Cette chronique est massivement entachée de l’ambivalence qui caractérise la relation de son auteur à Mayhem. Partant de là, inutile de tourner autour du pot : en faisant abstraction de l’histoire et de l’aura pestiférée du groupe, l’idée est que Mayhem ne s’est jamais remis de l’écrasante apogée que fut De Mysteriis dom Sathanas. Peut-être était-il simplement impossible d'invoquer une seconde fois ces vibrations maudites et cette conjonction presque métaphysique d'instincts. Peut-être est-ce la bifurcation immédiate vers de nouvelles formes musicales, comme en témoignent le sinistrement stérile Wolf's Lair Abyss EP et l'expérimentation radicale de Grand Declaration Of War, deux disques en soi de grande qualité. Depuis lors domine l’impression, sûrement biaisée mais quand même, que Mayhem se rend de temps en temps en studio pour expédier les affaires courantes. Si tous les albums possèdent leurs vertus distinctives, ils souffrent aussi énormément d'une espèce de torpeur désordonnée, étant tantôt trop digressifs, trop plats, trop laborieux, trop pompeux, souvent tout et rien à la fois. Ce manque général de constance ne s’est trouvé que renforcé lorsque Necrobutcher et ses collègues se sont jetés à corps perdus dans cette interminable tournée d’adoration de De Mysteriis Dom Sathanas. Ces shows étaient de superbes moments de fan service, aucun doute là-dessus ; mais à dire vrai, une ombre de suspicion est toujours présente lorsqu’un groupe, a fortiori encore en activité, choisit de prendre la route pour célébrer sa gloire passée. Au-delà du côté lucratif de l’entreprise, bien compréhensible, cela donne une certaine idée du niveau d’estime porté au matériel plus récent. Ainsi, alors que Darkthrone reste Darkthrone au bout de trente ans (quel album cette année encore !), nonobstant leurs propres évolutions, Mayhem donne quant à lui l’impression de s’être scindé en deux et d’avoir laissé son jumeau maléfique hurler à la lune (glacée) quelque part en 1994…

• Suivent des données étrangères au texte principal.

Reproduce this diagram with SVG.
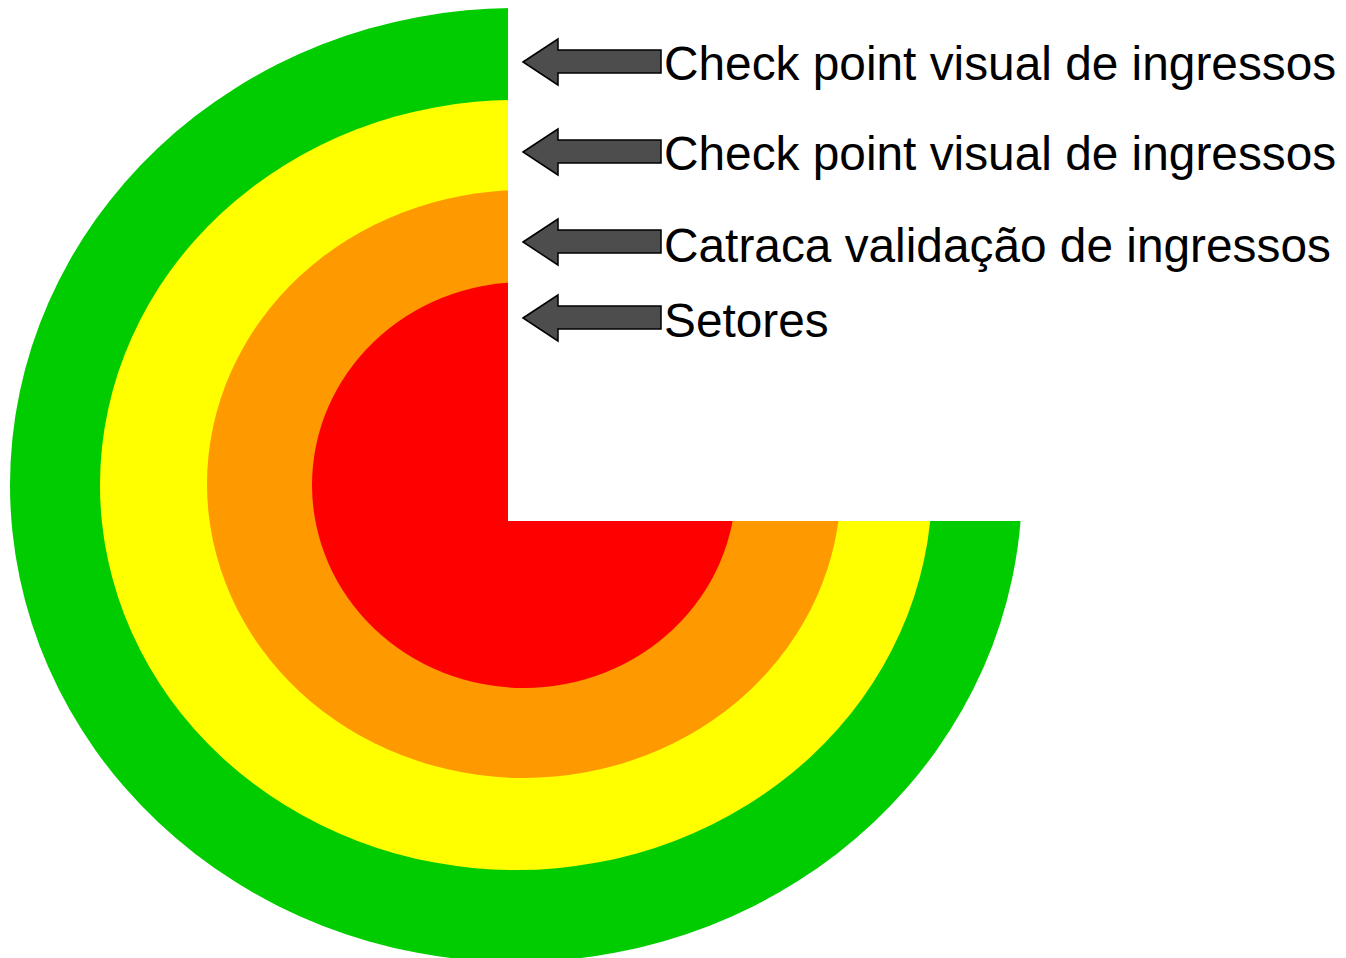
<svg xmlns="http://www.w3.org/2000/svg" width="1346" height="958" viewBox="0 0 1346 958">
<style>
.lbl{font-family:"Liberation Sans",Arial,sans-serif;font-size:47.8px;fill:#000}
.arr{fill:#4d4d4d;stroke:#000;stroke-width:1.5;stroke-linejoin:miter}
</style>
<defs>
<path id="arrow" d="M0,0 L35,-23 L35,-12 L138,-12 L138,11 L35,11 L35,23 Z"/>
</defs>
<rect width="1346" height="958" fill="#fff"/>
<g id="rings">
<ellipse id="ring-green" cx="516" cy="485" rx="506" ry="477" fill="#00cc00"/>
<ellipse id="ring-yellow" cx="516" cy="485" rx="416" ry="385" fill="#ffff00"/>
<ellipse id="ring-orange" cx="524" cy="484" rx="317" ry="294" fill="#ff9900"/>
<ellipse id="ring-red" cx="524" cy="485" rx="212" ry="203" fill="#ff0000"/>
<rect id="cutout" x="508" y="0" width="515" height="521" fill="#fff"/>
</g>
<g id="connectors">
<use href="#arrow" class="arr" x="523" y="62"/>
<use href="#arrow" class="arr" x="523" y="152"/>
<use href="#arrow" class="arr" x="523" y="242"/>
<use href="#arrow" class="arr" x="523" y="318"/>
</g>
<g id="label1"><text class="lbl" x="664" y="80">Check point visual de ingressos</text></g>
<g id="label2"><text class="lbl" x="664" y="170">Check point visual de ingressos</text></g>
<g id="label3"><text class="lbl" x="664" y="262">Catraca validação de ingressos</text></g>
<g id="label4"><text class="lbl" x="664" y="337">Setores</text></g>
</svg>
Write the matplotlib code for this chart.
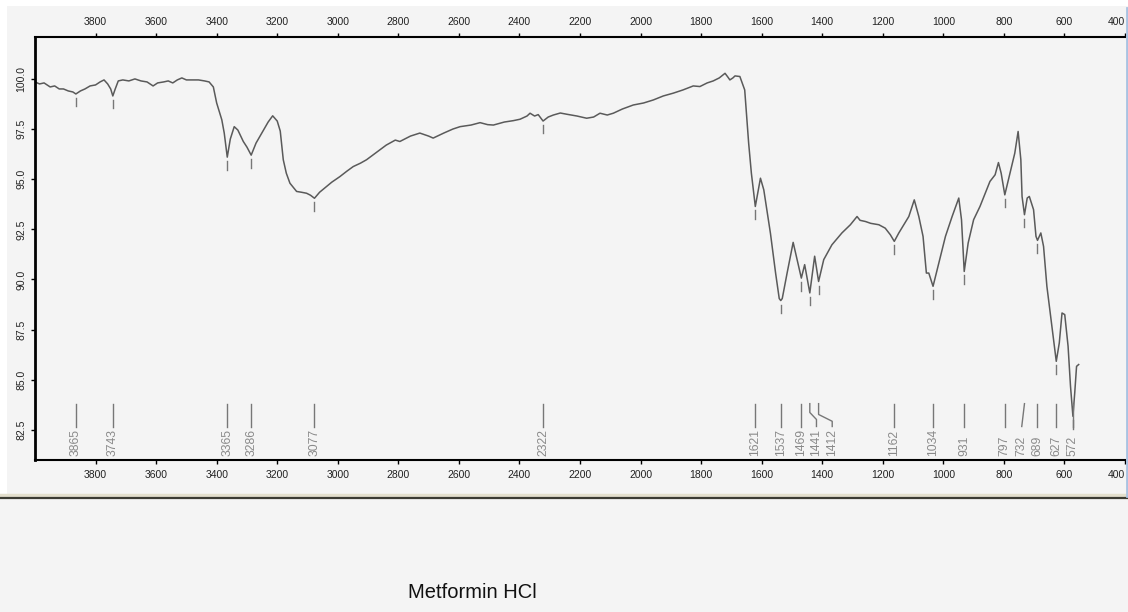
import numpy as np
import matplotlib.pyplot as plt
from matplotlib.lines import Line2D
from matplotlib.patches import Rectangle

plt.rcParams['font.family'] = ['Liberation Sans', 'DejaVu Sans']

# FTIR spectrum of metformin HCl: wavenumber (cm-1) vs transmittance (%)
wavenumber = [
    4000, 3985, 3970, 3950, 3935, 3920, 3906, 3890, 3875, 3865, 3850, 3835,
    3818, 3800, 3785, 3772, 3760, 3750, 3743, 3735, 3725, 3710, 3690, 3670,
    3650, 3630, 3610, 3595, 3575, 3560, 3545, 3530, 3515, 3500, 3480, 3460,
    3440, 3425, 3411, 3400, 3383, 3375, 3365, 3355, 3342, 3330, 3312, 3300,
    3286, 3270, 3251, 3230, 3215, 3200, 3190, 3180, 3170, 3158, 3136, 3120,
    3103, 3090, 3077, 3060, 3037, 3020, 2993, 2970, 2949, 2925, 2905, 2880,
    2861, 2840, 2828, 2810, 2795, 2760, 2729, 2700, 2685, 2650, 2620, 2596,
    2560, 2530, 2505, 2486, 2450, 2420, 2398, 2375, 2365, 2350, 2338, 2322,
    2305, 2288, 2265, 2244, 2210, 2178, 2155, 2134, 2110, 2090, 2060, 2024,
    1990, 1958, 1925, 1892, 1860, 1826, 1804, 1780, 1760, 1740, 1721, 1712,
    1705, 1695, 1688, 1672, 1656, 1643, 1634, 1621, 1604, 1593, 1571, 1554,
    1542, 1537, 1532, 1516, 1496, 1483, 1469, 1458, 1441, 1425, 1412, 1395,
    1368, 1335, 1307, 1285, 1275, 1257, 1240, 1213, 1192, 1175, 1162, 1147,
    1114, 1096, 1081, 1067, 1056, 1048, 1034, 1015, 993, 971, 949, 940,
    931, 918, 900, 879, 846, 829, 818, 809, 797, 780, 764, 753,
    744, 740, 732, 723, 716, 702, 694, 689, 678, 669, 658, 647,
    639, 627, 617, 608, 599, 588, 580, 572, 566, 560, 553,
]
transmittance = [
    99.85, 99.75, 99.80, 99.60, 99.65, 99.50, 99.50, 99.40, 99.35, 99.25, 99.40, 99.50,
    99.65, 99.70, 99.85, 99.95, 99.75, 99.50, 99.15, 99.50, 99.90, 99.95, 99.90, 100.00,
    99.90, 99.85, 99.65, 99.80, 99.85, 99.90, 99.80, 99.95, 100.05, 99.95, 99.95, 99.95,
    99.90, 99.85, 99.60, 98.80, 97.96, 97.30, 96.10, 97.00, 97.62, 97.45, 96.88, 96.60,
    96.20, 96.80, 97.30, 97.85, 98.16, 97.90, 97.40, 95.97, 95.30, 94.80, 94.39, 94.35,
    94.30, 94.20, 94.05, 94.35, 94.64, 94.85, 95.13, 95.40, 95.63, 95.80, 95.97, 96.25,
    96.46, 96.70, 96.80, 96.95, 96.88, 97.15, 97.30, 97.15, 97.05, 97.30, 97.50, 97.62,
    97.70, 97.82, 97.72, 97.70, 97.85, 97.92, 97.99, 98.15, 98.29, 98.15, 98.22, 97.90,
    98.10, 98.20, 98.30, 98.24, 98.15, 98.04, 98.10, 98.29, 98.20, 98.29, 98.50, 98.70,
    98.80, 98.95, 99.15, 99.29, 99.45, 99.65, 99.62, 99.80, 99.90, 100.05, 100.28, 100.10,
    99.95, 100.05, 100.15, 100.12, 99.45, 96.80, 95.30, 93.64, 95.05, 94.47, 92.30, 90.32,
    89.05, 88.95, 89.05, 90.32, 91.85, 90.99, 90.07, 90.74, 89.33, 91.16, 89.90, 90.99,
    91.73, 92.32, 92.73, 93.14, 92.95, 92.89, 92.80, 92.73, 92.56, 92.23, 91.90, 92.32,
    93.14, 93.97, 93.14, 92.15, 90.32, 90.32, 89.66, 90.82, 92.15, 93.14, 94.06, 92.98,
    90.40, 91.82, 92.98, 93.64, 94.89, 95.22, 95.83, 95.30, 94.22, 95.30, 96.30, 97.38,
    95.97, 94.14, 93.23, 94.06, 94.14, 93.48, 92.15, 91.95, 92.32, 91.65, 89.66, 88.33,
    87.33, 85.92, 86.84, 88.33, 88.25, 86.67, 84.68, 83.18, 84.35, 85.67, 85.76,
]

# picked absorption bands
peak_wn = [3865, 3743, 3365, 3286, 3077, 2322, 1621, 1537, 1469, 1441,
           1412, 1162, 1034, 931, 797, 732, 689, 627, 572]

x_ticks = list(range(3800, 399, -200))
y_ticks = [82.5, 85.0, 87.5, 90.0, 92.5, 95.0, 97.5, 100.0]

# crowded labels are pushed sideways (shift in cm-1, towards lower wavenumber)
label_shift = {1441: 22, 1412: 45, 732: -9}

W, H = 1128, 612
fig = plt.figure(figsize=(W / 100, H / 100), dpi=100, facecolor='#f4f4f4')

# white margin at top/left of the window
fig.patches.append(Rectangle((0, 1 - 6 / H), 1, 6 / H, transform=fig.transFigure,
                             facecolor='white', edgecolor='none', zorder=0))
fig.patches.append(Rectangle((0, 1 - 495 / H), 7 / W, 495 / H, transform=fig.transFigure,
                             facecolor='white', edgecolor='none', zorder=0))

ax = fig.add_axes([35 / W, 1 - 460 / H, 1090 / W, 423 / H])
ax.set_facecolor('#f4f4f4')

ax.plot(wavenumber, transmittance, color='#5a5a5a', lw=1.1)

wn_asc = np.array(wavenumber[::-1])
t_asc = np.array(transmittance[::-1])
line_top, line_bot, text_y = 83.81, 82.67, 81.2
for p in peak_wn:
    tmin = np.interp(p, wn_asc, t_asc)
    # short marker under the band minimum
    ax.plot([p, p], [tmin - 0.2, tmin - 0.62], color='#777777', lw=1)
    lx = p - label_shift.get(p, 0)
    if p in (1441, 1412):
        bend1 = 83.37 if p == 1441 else 83.27
        bend2 = 83.02 if p == 1441 else 82.93
        ax.plot([p, p, lx, lx], [line_top, bend1, bend2, line_bot], color='#777777', lw=1)
    else:
        ax.plot([p, lx], [line_top, line_bot], color='#777777', lw=1)
    ax.text(lx, text_y, str(p), rotation=90, ha='center', va='bottom',
            fontsize=8.7, color='#8a8a8a')

ax.set_xlim(4000, 400)
ax.set_ylim(81.0, 102.09)
ax.set_xticks(x_ticks)
ax.set_xticklabels([str(v) for v in x_ticks])
ax.set_yticks(y_ticks)
ax.set_yticklabels([f'{v:.1f}' for v in y_ticks], rotation=90, va='center')

ax.spines['right'].set_visible(False)
ax.spines['left'].set_linewidth(2)
ax.spines['top'].set_linewidth(1.5)
ax.spines['bottom'].set_linewidth(1.5)
ax.tick_params(axis='x', top=True, labeltop=True, bottom=True, labelbottom=True,
               direction='out', length=3, width=1, labelsize=7.5, labelcolor='#222222', pad=4)
ax.tick_params(axis='y', direction='out', length=3, width=1, labelsize=7.5,
               labelcolor='#222222', pad=3)

# last tick label sits left of its tick so it stays inside the window
last_tick = ax.xaxis.get_major_ticks()[-1]
last_tick.label1.set_horizontalalignment('right')
last_tick.label2.set_horizontalalignment('right')

# window frame lines
fig.add_artist(Line2D([0, 1], [1 - 494.5 / H] * 2, color='#e3dfcd', lw=2.5))
fig.add_artist(Line2D([0, 1], [1 - 497.5 / H] * 2, color='#3b3b33', lw=1.6))
fig.add_artist(Line2D([1126.5 / W] * 2, [1 - 8 / H, 1 - 496 / H], color='#a8c2e2', lw=2))

fig.text(472 / W, 1 - 593 / H, 'Metformin HCl', ha='center', va='center',
         fontsize=14.5, color='#111111')

fig.savefig('out.png', dpi=100, facecolor=fig.get_facecolor())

Le nouvel album met tout en œuvre pour reconnecter les câbles. Tous les chroniqueurs l’ont souligné et il n’est pas question de dire le contraire. Il n’est pas davantage question de sous-entendre que Daemon est l'une de ces tentatives désespérées de retour aux sources dont la saveur s’estompe plus vite qu'un mauvais chewing-gum. La minutie des arrangements, les signatures rythmiques aventureuses, ou encore le spectre vocal de mutant d'Attila Csihar, au top dans ses élans opératiques, sont autant de traits qui définissent sans ambiguïté un album conçu et emballé dans la seconde décennie du XXIe siècle. Mais les passerelles qui conduisent de Daemon à son éminent précurseur sont tout aussi difficiles à ignorer : des guitares mordantes à un tempérament foncièrement hostile en passant par le retour à des paroles morbides et occultes... L’album n’est pas une citation, c’est la reconquête obstinée d’un territoire. Le son organique de la batterie est une touche bienvenue. Apparemment, elle a été enregistrée dans une église et le trig a été laissé de côté, c'est donc un son atypique et franchement seyant que nous offre Hellhammer. Un autre avantage de taille est qu'aucun morceau ne s’attarde plus que nécessaire, malgré la durée intimidante de l’album : près d’une heure. La contrepartie malheureuse est que cette décharge hyper-concentrée de musicalité venimeuse passe en coup de vent sans que l’on parvienne à accrocher assez de parties mémorables pour en faire un album emblématique, sans même parler d’un classique. C’est un album de Mayhem, en somme, pour rester dans le cynisme.
Daemon remplit les objectifs énoncés par le groupe lui-même (lire les déclarations promo) avec un certain brio, grâce à une attitude inflexible et un savoir-faire ayant peu d’équivalents. Mais il ne parvient pas à faire oublier que le Mayhem d'aujourd'hui est essentiellement un VRP de talent pour sa propre légende. Il est très possible qu’avec un peu de persévérance, l’album s’avère plus apte que ses trois prédécesseurs à ne pas entrer par une oreille et sortir par l’autre. L’envie de lui laisser sa chance est en tout cas présente. Le temps sera juge.